No wonder Reelgood has Apple’s legal thriller pegged as the biggest of the week’s streaming TV shows. I’ll admit, I was a little hesitant to give the show a try at first, just because it so often feels like legal dramas are overly formulaic and cookie-cutter. A horrifying crime, a trial, the suspense of a verdict, rinse and repeat. I suppose I should have known from the outset that Presumed Innocent would be a different sort of animal, though, given not only that it was airing on Apple TV+ but that Jake Gyllenhaal also thought it was good enough to take on as his first role in a TV show.
Obviously, there’s only so much I can say here, because it would a crime to spoil the ending for anyone. But this was very much an Apple series in terms of its top-tier cast as well as the excellent production values throughout. Apple TV shows are almost always as much of a treat to simply look at as they are to follow along with.
And then there’s the fact that Apple disclosed that Presumed Innocent is the biggest of all its shows thus far, such that a Season 2 has already been green-lit. As noted above, Reelgood — which monitors 20 million viewing decisions each month across every streaming platform in the US, from Apple TV+ to Max, Disney+, Hulu, Netflix, Prime Video, Peacock, and more — has likewise found that Presumed Innocent is the biggest series this week from across all of those platforms (a distinction that’s almost certainly a consequence of the show’s shocking finale).
For the 7-day period that ended on July 31, the 10 TV shows that topped Reelgood’s latest weekly ranking are as follows:
- Presumed Innocent (Apple TV+)
- House of the Dragon (HBO/Max)
- The Decameron (Netflix)
- The Bear (FX/Hulu)
- Time Bandits (Apple TV+)
- The Boys (Prime Video)
- Those About to Die (Peacock)
- Lady in the Lake (Apple TV+)
- Evil (Paramount+)
- Snowpiercer (AMC+)
As for the rest of the biggest streaming TV shows of the week, we’ve covered most of the rest of the titles on Reelgood’s ranking — new additions to which include Netflix’s The Decameron, a Bridgerton sort of raunch-fest that’s set in 1348 when the Black Plague was raging in Florence.
Long story short, the show is basically a wine-soaked sex romp among Italian nobles who’ve decamped to a lavish hideaway along with their servants.

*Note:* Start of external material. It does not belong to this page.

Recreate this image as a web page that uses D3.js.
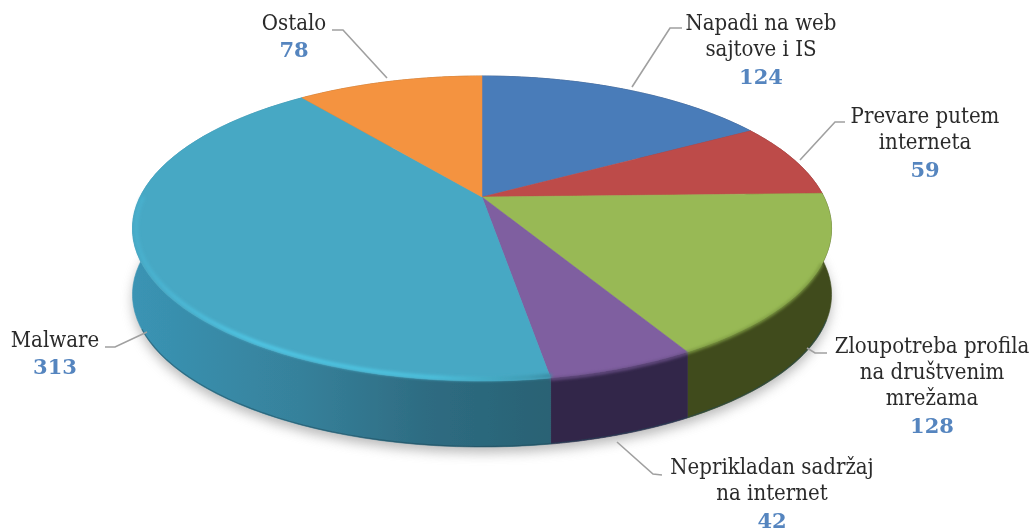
<!DOCTYPE html>
<html><head><meta charset="utf-8">
<style>html,body{margin:0;padding:0;background:#fff}svg{display:block}</style>
<script src="https://cdnjs.cloudflare.com/ajax/libs/d3/7.8.5/d3.min.js"></script></head>
<body><svg id="c" width="1036" height="532"></svg>
<script>
const categories = ["Napadi na web sajtove i IS","Prevare putem interneta","Zloupotreba profila na društvenim mrežama","Neprikladan sadržaj na internet","Malware","Ostalo"];
const values = [124,59,128,42,313,78];
const topColors = ["#4a7bb9","#bd4b48","#98b954","#7f5ea0","#47a8c4","#f4933f"];
const sideColors = ["#2c4c70","#7a2f2d","#3f4c1f","#33274a","#338ba6","#a8601f"];
const rimColors = ["#4a7bb9","#bd4b48","#7f9c42","#6a4f88","#47a8c4","#f4933f"];
const labelLines = [["Napadi na web","sajtove i IS"],["Prevare putem","interneta"],["Zloupotreba profila","na društvenim","mrežama"],["Neprikladan sadržaj","na internet"],["Malware"],["Ostalo"]];
const labelAnchors = [[761,30],[925,123],[932,353],[772,474],[55,347],[294,30]];
const leaders = [[[632,87],[670,28],[682,28]],[[800,160],[835,122],[845,122]],[[807,348],[815,353],[827,353]],[[617,442],[653,474],[662,475]],[[147,332],[115,347],[105,347]],[[387,78],[343,30],[332,30]]];

const cx=482, cy=197, C=342, A=146, B=0.2066, depth=66;
const svg=d3.select("#c"), defs=svg.append("defs");
const project=(a,r=1)=>{const u=r*Math.sin(a),v=-r*Math.cos(a),w=1-B*v;return [cx+C*u/w,cy+A*v/w];};
const arcs=d3.pie().sort(null).value(d=>d)(values);
const line=d3.line();
const sample=(s,e,r=1)=>d3.range(0,61).map(i=>project(s+(e-s)*i/60,r));

const mkBlur=(id,s)=>defs.append("filter").attr("id",id).attr("x","-10%").attr("y","-20%").attr("width","120%").attr("height","140%").append("feGaussianBlur").attr("stdDeviation",s);
mkBlur("soft",0.7); mkBlur("shadow",6); mkBlur("rimBlur",1.5); mkBlur("tsoft",0.4);

const grad=(id,stops)=>{const g=defs.append("linearGradient").attr("id",id).attr("gradientUnits","userSpaceOnUse").attr("x1",132).attr("x2",550).attr("y1",0).attr("y2",0);
  stops.forEach(([o,c])=>g.append("stop").attr("offset",o).attr("stop-color",c));};
grad("tealSide",[[0,"#3a94b4"],[0.4,"#36819b"],[0.7,"#2e6c82"],[1,"#296274"]]);
grad("tealRim",[[0,"#49aecb"],[0.3,"#4fc6e4"],[0.72,"#4cc0dc"],[0.95,"#3f9cb4"],[1,"#3a8ca4"]]);

const full=sample(0,2*Math.PI);
svg.append("path").attr("d",line(full.map(([x,y])=>[x,y+depth+6]))+"Z").attr("fill","#8c8c8c").attr("opacity",0.6).attr("filter","url(#shadow)");

const pie=svg.append("g").attr("filter","url(#soft)");
arcs.forEach((d,i)=>{
  const a=sample(d.startAngle,d.endAngle), b=a.map(([x,y])=>[x,y+depth]).reverse();
  const f=i===4?"url(#tealSide)":sideColors[i];
  pie.append("path").attr("d",line(a.concat(b))+"Z").attr("fill",f).attr("stroke",f).attr("stroke-width",0.6);
});
// dark lower edge of the front wall
pie.append("path").attr("d",line(sample(arcs[2].startAngle+0.4,arcs[4].startAngle+1.3).map(([x,y])=>[x,y+depth-0.5]))).attr("fill","none").attr("stroke","#1f4a5a").attr("stroke-opacity",0.5).attr("stroke-width",1.2);
arcs.forEach((d,i)=>{
  const a=sample(d.startAngle,d.endAngle);
  pie.append("path").attr("d",line([[cx,cy]].concat(a))+"Z").attr("fill",topColors[i]).attr("stroke",topColors[i]).attr("stroke-width",0.5);
});
// soft bevel along the front rim of every visible slice
const rim=svg.append("g").attr("filter","url(#rimBlur)").attr("fill","none");
rim.append("path").attr("d",line(sample(arcs[2].startAngle+0.45,arcs[2].endAngle,0.998).map(([x,y])=>[x,y+1]))).attr("stroke",rimColors[2]).attr("stroke-width",3);
rim.append("path").attr("d",line(sample(arcs[3].startAngle,arcs[3].endAngle,1.0).map(([x,y])=>[x,y+1]))).attr("stroke",rimColors[3]).attr("stroke-width",3);
rim.append("path").attr("d",line(sample(arcs[4].startAngle,arcs[4].startAngle+1.72,0.99))).attr("stroke","url(#tealRim)").attr("stroke-width",4).attr("stroke-linecap","round");

leaders.forEach(l=>svg.append("path").attr("d",line(l)).attr("fill","none").attr("stroke","#a0a0a0").attr("stroke-width",1.6));

const text=svg.append("g").attr("filter","url(#tsoft)").attr("text-anchor","middle");
const lh=26;
labelLines.forEach((ls,i)=>{
  const [x,y]=labelAnchors[i];
  ls.forEach((t,j)=>text.append("text").attr("x",x).attr("y",y+j*lh).attr("font-family","'DejaVu Serif'").style("font-stretch","condensed").attr("font-size",22).attr("fill","#2b2b2b").text(t));
  text.append("text").attr("x",x).attr("y",y+(ls.length-1)*lh+27+(ls.length>1?1:0)).attr("font-family","'DejaVu Serif'").attr("font-weight","bold").attr("font-size",21).attr("fill","#5585bf").text(values[i]);
});
</script></body></html>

It’s a “let them eat cake” sort of move, the cake being a devastating plague that ordinary people are powerless against. Soon enough, though, this medieval black comedy offers a twist: The longer the group hides out from the plague, order and social norms start to break down. So much so that the orgy of wealth and liquor collapses into a fight for survival. Good times!